Baxnet Blog · founder-note

Data Portability Needs to Be Usable

By Ben Backx · Published 2026-05-31 · Updated 2026-05-31

Short answer: People do not really own their data until the export becomes understandable enough to act on.

Diagram showing raw exported files becoming readable reports and decisions.
Hero visual for this post.

Most people do not want a folder full of files. They want an answer.

That is the awkward gap inside a lot of data portability talk. A person may have the right to request data, download data, or move data between providers. But once the archive lands on their computer, it often becomes a pile of JSON, CSVs, attachments, IDs, timestamps, and fields that only make sense to the system that created them.

Data portability is still important. A 2026 paper in the International Journal of Industrial Organization describes portability as the right for consumers to obtain and reuse personal data across providers, with related regimes appearing in the EU, Australia, China, India, and California. That is a real policy direction.

But for personal insight products, the product question starts after the export.

If someone exports message history, financial data, health records, or account activity, the hard part is not always possession.
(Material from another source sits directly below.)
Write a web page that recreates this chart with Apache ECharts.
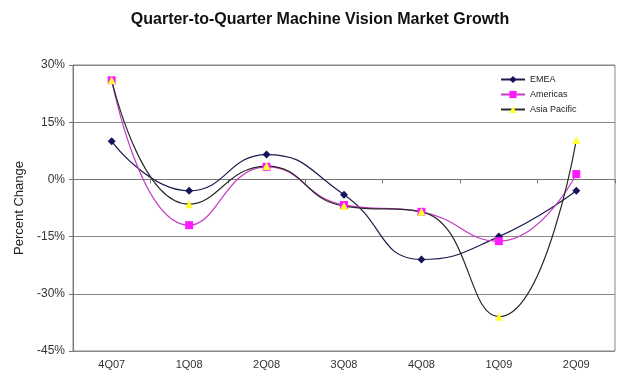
<!DOCTYPE html>
<html><head><meta charset="utf-8">
<script src="https://cdn.jsdelivr.net/npm/echarts@6/dist/echarts.min.js"></script>
<style>html,body{margin:0;padding:0;background:#fff}#c{width:640px;height:390px}</style>
</head><body><div id="c"></div>
<script>
const categories = ['4Q07','1Q08','2Q08','3Q08','4Q08','1Q09','2Q09'];
const emea = [10, -3, 6.5, -4, -21, -15, -3];
const americas = [26, -12, 3.3, -6.7, -8.5, -16.2, 1.4];
const asiaPacific = [26, -6.5, 3.5, -7, -8.5, -36, 10.3];
const yTicks = {min: -45, max: 30, step: 15};

const chart = echarts.init(document.getElementById('c'));
chart.setOption({
  animation: false,
  backgroundColor: '#fff',
  title: {
    text: 'Quarter-to-Quarter Machine Vision Market Growth',
    left: 'center', top: 7,
    textStyle: {fontFamily: 'Liberation Sans, Arial', fontSize: 16, fontWeight: 'bold', color: '#111'}
  },
  legend: {
    orient: 'vertical', left: 500, top: 75,
    padding: 0,
    itemGap: 6, itemWidth: 24, itemHeight: 9,
    textStyle: {fontFamily: 'Liberation Sans, Arial', fontSize: 9, color: '#222'},
    data: ['EMEA', 'Americas', 'Asia Pacific']
  },
  grid: {left: 73, right: 25, top: 65, bottom: 39, show: true, borderColor: '#888', borderWidth: 1},
  xAxis: {
    type: 'category', data: categories, boundaryGap: true,
    axisLine: {lineStyle: {color: '#777'}},
    axisTick: {show: true, length: 4, lineStyle: {color: '#777'}},
    axisLabel: {fontFamily: 'Liberation Sans, Arial', fontSize: 11, color: '#333', margin: 8}
  },
  yAxis: {
    type: 'value', min: yTicks.min, max: yTicks.max, interval: yTicks.step,
    name: 'Percent Change', nameLocation: 'middle', nameGap: 47,
    nameTextStyle: {fontFamily: 'Liberation Sans, Arial', fontSize: 13, color: '#222'},
    axisLine: {show: true, lineStyle: {color: '#777'}},
    axisTick: {show: true, length: 4, lineStyle: {color: '#777'}},
    splitLine: {lineStyle: {color: '#888', width: 1}},
    axisLabel: {formatter: '{value}%', fontFamily: 'Liberation Sans, Arial', fontSize: 12, color: '#333', margin: 8}
  },
  series: [
    {name: 'EMEA', type: 'line', data: emea, smooth: 0.5, symbol: 'diamond', symbolSize: 8,
     lineStyle: {color: '#1c1c4a', width: 1.2}, itemStyle: {color: '#14145a'}},
    {name: 'Americas', type: 'line', data: americas, smooth: 0.5, symbol: 'rect', symbolSize: 8,
     lineStyle: {color: '#c43ac4', width: 1.2}, itemStyle: {color: '#ff1aff'}},
    {name: 'Asia Pacific', type: 'line', data: asiaPacific, smooth: 0.5, symbol: 'triangle', symbolSize: 8,
     lineStyle: {color: '#2a2a2a', width: 1.2}, itemStyle: {color: '#ffff33'}}
  ]
});
</script></body></html>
It is interpretation. What is in here? What changed over time? Which parts matter? What can be safely ignored? What should be turned into a report, a timeline, a search index, or a decision?

This is where personal insight engines have a useful job. They can sit between raw portability and practical agency.

Not by claiming to own the truth about a person’s life. That would be too much. But by making private data legible enough that the person can ask better questions of it.

For Mimoto, message exports are a good example. The value is not that a person can technically obtain a file. The value is that the file can become searchable, reviewable, and explainable without requiring the person to become a database administrator for their own conversations.

That is a small distinction, but it changes the product brief.

A real personal data economy should not stop at access. It should care about usability. Otherwise, ownership becomes a receipt for something the person cannot actually use.

Someone exports a message archive because they need to review a difficult relationship, prepare notes for a lawyer, or understand how a group conversation changed over time. The export itself may be technically complete, but not useful. A usable layer turns it into searchable conversations, timelines, summaries, and source-linked reports so the person can inspect the material without manually decoding the archive.

Further reading: ScienceDirect, “Data Portability and the Collection of Personal Data” (2026).